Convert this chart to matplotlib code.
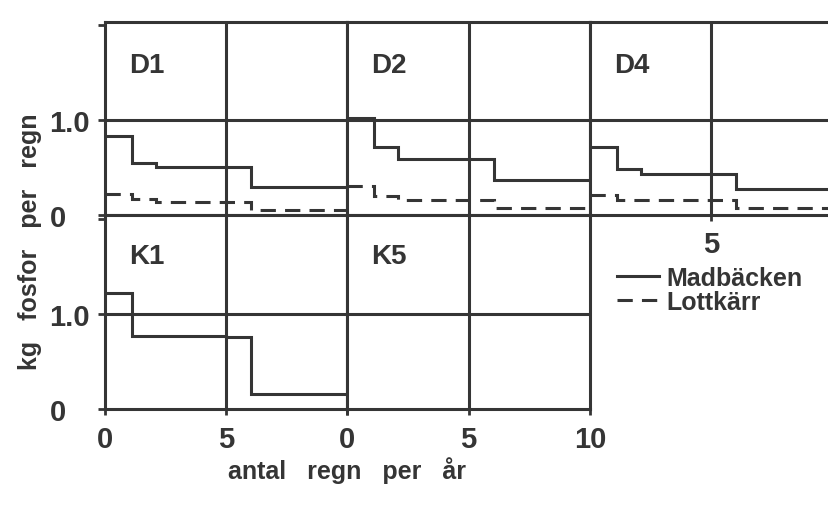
import matplotlib
matplotlib.use("Agg")
import matplotlib.pyplot as plt

plt.rcParams['font.family'] = ['Liberation Sans', 'DejaVu Sans']
plt.rcParams['font.weight'] = 'bold'

# step edges (antal regn per år) and values (kg fosfor per regn)
edges = [0, 1.1, 2.1, 6.05, 10]
d1_mad = [0.83, 0.55, 0.51, 0.29]
d1_lott = [0.22, 0.17, 0.14, 0.05]
d2_mad = [1.02, 0.71, 0.59, 0.37]
d2_lott = [0.30, 0.20, 0.16, 0.07]
d4_mad = [0.71, 0.48, 0.43, 0.27]
d4_lott = [0.21, 0.16, 0.16, 0.07]
k1_edges = [0, 1.1, 5.0, 6.05, 10]
k1_mad = [1.22, 0.77, 0.76, 0.16]

C = '#353535'
LW = 2.2
W, H = 829, 506

fig = plt.figure(figsize=(8.29, 5.06), dpi=100)


def px_axes(x0, y0, x1, y1):
    return fig.add_axes([x0 / W, 1 - y1 / H, (x1 - x0) / W, (y1 - y0) / H])


def style(ax, ymax):
    ax.set_xlim(0, 10)
    ax.set_ylim(0, ymax)
    for s in ax.spines.values():
        s.set_color(C)
        s.set_linewidth(LW)
    ax.axvline(5, color=C, lw=LW)
    ax.axhline(1.0, color=C, lw=LW)
    ax.tick_params(bottom=False, left=False, labelbottom=False, labelleft=False)


d1 = px_axes(105, 23, 347, 216)
d2 = px_axes(347, 23, 590, 216)
d4 = px_axes(590, 23, 832, 216)
k1 = px_axes(105, 216, 347, 410)
k5 = px_axes(347, 216, 590, 410)

for ax in (d1, d2, d4):
    style(ax, 2.03)
for ax in (k1, k5):
    style(ax, 2.04)

panels = [(d1, 'D1', d1_mad, d1_lott), (d2, 'D2', d2_mad, d2_lott),
          (d4, 'D4', d4_mad, d4_lott)]
for ax, name, mad, lott in panels:
    ax.stairs(mad, edges, color=C, lw=LW, baseline=None, label='Madbäcken')
    ax.stairs(lott, edges, color=C, lw=LW, baseline=None,
              linestyle=(0, (5, 3)), label='Lottkärr')
    ax.text(1.0, 1.5, name, fontsize=20, color=C, fontweight='bold')

k1.stairs(k1_mad, k1_edges, color=C, lw=LW, baseline=None)
k1.text(1.0, 1.53, 'K1', fontsize=20, color=C, fontweight='bold')
k5.text(1.0, 1.53, 'K5', fontsize=20, color=C, fontweight='bold')

# y axes
for ax in (d1, k1):
    ax.set_yticks([0, 1, 2])
    ax.set_yticklabels(['0', '1.0', ''])
    ax.tick_params(axis='y', left=True, labelleft=True, direction='out', length=5,
                   width=2, color=C, labelsize=21, labelcolor=C, pad=35)
    for t in ax.get_yticklabels():
        t.set_horizontalalignment('left')

# x axes
for ax, labels in ((k1, ['0', '5', '']), (k5, ['0', '5', '10'])):
    ax.set_xticks([0, 5, 10])
    ax.set_xticklabels(labels)
    ax.tick_params(axis='x', bottom=True, labelbottom=True, direction='inout',
                   length=9, width=2, color=C, labelsize=21, labelcolor=C, pad=7)
d4.set_xticks([5])
d4.set_xticklabels(['5'])
d4.tick_params(axis='x', bottom=True, labelbottom=True, direction='out', length=4,
               width=2, color=C, labelsize=21, labelcolor=C, pad=7)

fig.text(347 / W, 1 - 471 / H, 'antal   regn   per   år', ha='center', va='center',
         fontsize=18, color=C, fontweight='bold')
fig.text(30 / W, 1 - 242 / H, 'kg   fosfor   per   regn', ha='center', va='center',
         rotation=90, fontsize=18, color=C, fontweight='bold')

handles, labels = d1.get_legend_handles_labels()
fig.legend(handles, labels, loc='upper left', bbox_to_anchor=(604 / W, 1 - 254 / H),
           frameon=False, fontsize=18, handlelength=1.7, handletextpad=0.3,
           labelspacing=0.0, borderpad=0, labelcolor=C)

fig.savefig('out.png', dpi=100)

=====

# AIM
Write the lines above out again exactly, without any of their pictures.

# CORRECT RESPONSE
Convert this chart to matplotlib code.
import matplotlib
matplotlib.use("Agg")
import matplotlib.pyplot as plt

plt.rcParams['font.family'] = ['Liberation Sans', 'DejaVu Sans']
plt.rcParams['font.weight'] = 'bold'

# step edges (antal regn per år) and values (kg fosfor per regn)
edges = [0, 1.1, 2.1, 6.05, 10]
d1_mad = [0.83, 0.55, 0.51, 0.29]
d1_lott = [0.22, 0.17, 0.14, 0.05]
d2_mad = [1.02, 0.71, 0.59, 0.37]
d2_lott = [0.30, 0.20, 0.16, 0.07]
d4_mad = [0.71, 0.48, 0.43, 0.27]
d4_lott = [0.21, 0.16, 0.16, 0.07]
k1_edges = [0, 1.1, 5.0, 6.05, 10]
k1_mad = [1.22, 0.77, 0.76, 0.16]

C = '#353535'
LW = 2.2
W, H = 829, 506

fig = plt.figure(figsize=(8.29, 5.06), dpi=100)


def px_axes(x0, y0, x1, y1):
    return fig.add_axes([x0 / W, 1 - y1 / H, (x1 - x0) / W, (y1 - y0) / H])


def style(ax, ymax):
    ax.set_xlim(0, 10)
    ax.set_ylim(0, ymax)
    for s in ax.spines.values():
        s.set_color(C)
        s.set_linewidth(LW)
    ax.axvline(5, color=C, lw=LW)
    ax.axhline(1.0, color=C, lw=LW)
    ax.tick_params(bottom=False, left=False, labelbottom=False, labelleft=False)


d1 = px_axes(105, 23, 347, 216)
d2 = px_axes(347, 23, 590, 216)
d4 = px_axes(590, 23, 832, 216)
k1 = px_axes(105, 216, 347, 410)
k5 = px_axes(347, 216, 590, 410)

for ax in (d1, d2, d4):
    style(ax, 2.03)
for ax in (k1, k5):
    style(ax, 2.04)

panels = [(d1, 'D1', d1_mad, d1_lott), (d2, 'D2', d2_mad, d2_lott),
          (d4, 'D4', d4_mad, d4_lott)]
for ax, name, mad, lott in panels:
    ax.stairs(mad, edges, color=C, lw=LW, baseline=None, label='Madbäcken')
    ax.stairs(lott, edges, color=C, lw=LW, baseline=None,
              linestyle=(0, (5, 3)), label='Lottkärr')
    ax.text(1.0, 1.5, name, fontsize=20, color=C, fontweight='bold')

k1.stairs(k1_mad, k1_edges, color=C, lw=LW, baseline=None)
k1.text(1.0, 1.53, 'K1', fontsize=20, color=C, fontweight='bold')
k5.text(1.0, 1.53, 'K5', fontsize=20, color=C, fontweight='bold')

# y axes
for ax in (d1, k1):
    ax.set_yticks([0, 1, 2])
    ax.set_yticklabels(['0', '1.0', ''])
    ax.tick_params(axis='y', left=True, labelleft=True, direction='out', length=5,
                   width=2, color=C, labelsize=21, labelcolor=C, pad=35)
    for t in ax.get_yticklabels():
        t.set_horizontalalignment('left')

# x axes
for ax, labels in ((k1, ['0', '5', '']), (k5, ['0', '5', '10'])):
    ax.set_xticks([0, 5, 10])
    ax.set_xticklabels(labels)
    ax.tick_params(axis='x', bottom=True, labelbottom=True, direction='inout',
                   length=9, width=2, color=C, labelsize=21, labelcolor=C, pad=7)
d4.set_xticks([5])
d4.set_xticklabels(['5'])
d4.tick_params(axis='x', bottom=True, labelbottom=True, direction='out', length=4,
               width=2, color=C, labelsize=21, labelcolor=C, pad=7)

fig.text(347 / W, 1 - 471 / H, 'antal   regn   per   år', ha='center', va='center',
         fontsize=18, color=C, fontweight='bold')
fig.text(30 / W, 1 - 242 / H, 'kg   fosfor   per   regn', ha='center', va='center',
         rotation=90, fontsize=18, color=C, fontweight='bold')

handles, labels = d1.get_legend_handles_labels()
fig.legend(handles, labels, loc='upper left', bbox_to_anchor=(604 / W, 1 - 254 / H),
           frameon=False, fontsize=18, handlelength=1.7, handletextpad=0.3,
           labelspacing=0.0, borderpad=0, labelcolor=C)

fig.savefig('out.png', dpi=100)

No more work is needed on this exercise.